Title: Re: The Perfect MMO Post by: UnSub on August 07, 2007, 12:53:02 AM I'm hoping for an MMO that allows combat ala BF2 or Doom or something similar. The over-the-shoulder or orbiting views are too boring. I remember when the idea of twitch combat in MMO would spark cries of 'heresy!' and 'burn the witch!'. Thank god those days are gone. Oh - and check out SOE's The Agency for a potential MMO that does this. In Australia, we still say that. My Australia is obviously different to your Australia. Title: Re: The Perfect MMO Post by: TripleDES on August 07, 2007, 08:16:19 AM My better MMO would be a MMO that replaces these retarded whack-a-mole mechanics with a mix of adventure, exploration and first person shooting elements, and focusing more on player skills than some dumbass numbers.
Title: Re: The Perfect MMO Post by: Xanthippe on August 07, 2007, 10:43:18 AM I want a game with monster killing, large-scale player warfare, trading, crafting, housing, and farming. Ability to change fashion/clothing/appearance. Mounts and pets.

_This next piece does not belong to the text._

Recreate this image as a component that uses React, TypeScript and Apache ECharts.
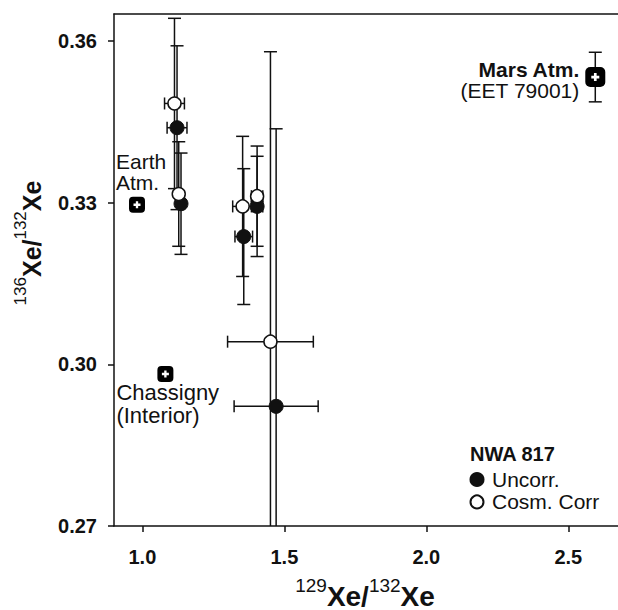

And of course, :hello_kitty: Title: Re: The Perfect MMO Post by: Mrbloodworth on August 07, 2007, 10:45:24 AM I want a game with monster killing, large-scale player warfare, trading, crafting, housing, and farming. Ability to change fashion/clothing/appearance. Mounts and pets. And of course, :hello_kitty: That already exists, its the nuances about definitions of those terms, and how they should be implemented that will make it never happen. No one will ever agree. Title: Re: The Perfect MMO Post by: tmp on August 07, 2007, 11:01:42 AM a mix of adventure, exploration What is your idea of "adventure" and "exploration" when translated into computer game?I.e. when I hear these it makes me think of jRPG-like running around the map following a pre-written story that casts you as pivotal figure(s) in BigAssPlot (tm) Is this what you mean, or something different? Title: Re: The Perfect MMO Post by: Calantus on August 07, 2007, 04:27:06 PM I'm hoping for an MMO that allows combat ala BF2 or Doom or something similar. The over-the-shoulder or orbiting views are too boring. I remember when the idea of twitch combat in MMO would spark cries of 'heresy!' and 'burn the witch!'. Thank god those days are gone. Oh - and check out SOE's The Agency for a potential MMO that does this. In Australia, we still say that. My Australia is obviously different to your Australia. Tell me how you get <300 ping to an mmog please. Title: Re: The Perfect MMO Post by: UnSub on August 07, 2007, 09:43:21 PM I'm hoping for an MMO that allows combat ala BF2 or Doom or something similar. The over-the-shoulder or orbiting views are too boring. I remember when the idea of twitch combat in MMO would spark cries of 'heresy!' and 'burn the witch!'. Thank god those days are gone. Oh - and check out SOE's The Agency for a potential MMO that does this. In Australia, we still say that. My Australia is obviously different to your Australia. Tell me how you get <300 ping to an mmog please. Telstra Liberty ADSL2+ (Bundled) 20 000 kbs 12 GB Shaped Counted Dynamic $89.95 /mo I don't know what my ping is exactly, but it's pretty low. Title: Re: The Perfect MMO Post by: Ironwood on August 08, 2007, 03:59:58 AM 90 A MONTH ?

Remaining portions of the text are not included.